Title character Leonard Peacock serves as narrator and protagonist. He is a blond teenage boy with long hair he cuts off the morning of his 18th birthday. Occasionally, he dons a suit and travels from his home in South Jersey to Philadelphia on “practice-adulthood days” (49), attempting to find happy adults who can give him hope for his future. A capable but negligent student, Leonard spends free time rereading Shakespeare’s Hamlet and watching Humphrey Bogart films with his elderly neighbor Walt. 

An antihero, Leonard plays against what readers might expect of a main character, because he plans a murder-suicide on his birthday. He directs most of his rage at the object of his murder plot, Asher Beal; his mother Linda; and his peers at school. His narration also exposes Leonard’s sense of humor and feelings of depression. Although he longs for more friends, Leonard enjoys being different and outsmarting others.

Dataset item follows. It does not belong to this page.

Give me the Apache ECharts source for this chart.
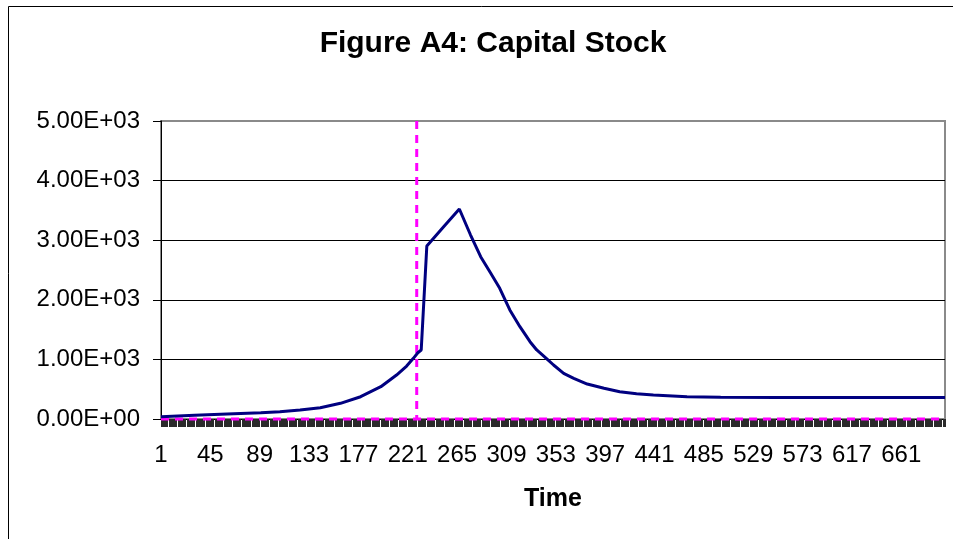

Herr Silverman praises Leonard for a writing assignment that is “‘empathetic’ beyond [his] years” (42), a trait Leonard barely conceals beneath murderous soliloquies. Leonard wants to kill former friend Asher Beal after surviving years of sexual abuse at his hand. Leonard carries deep pain from these events and says he was “boring, nice, and normal” (3) before they occurred.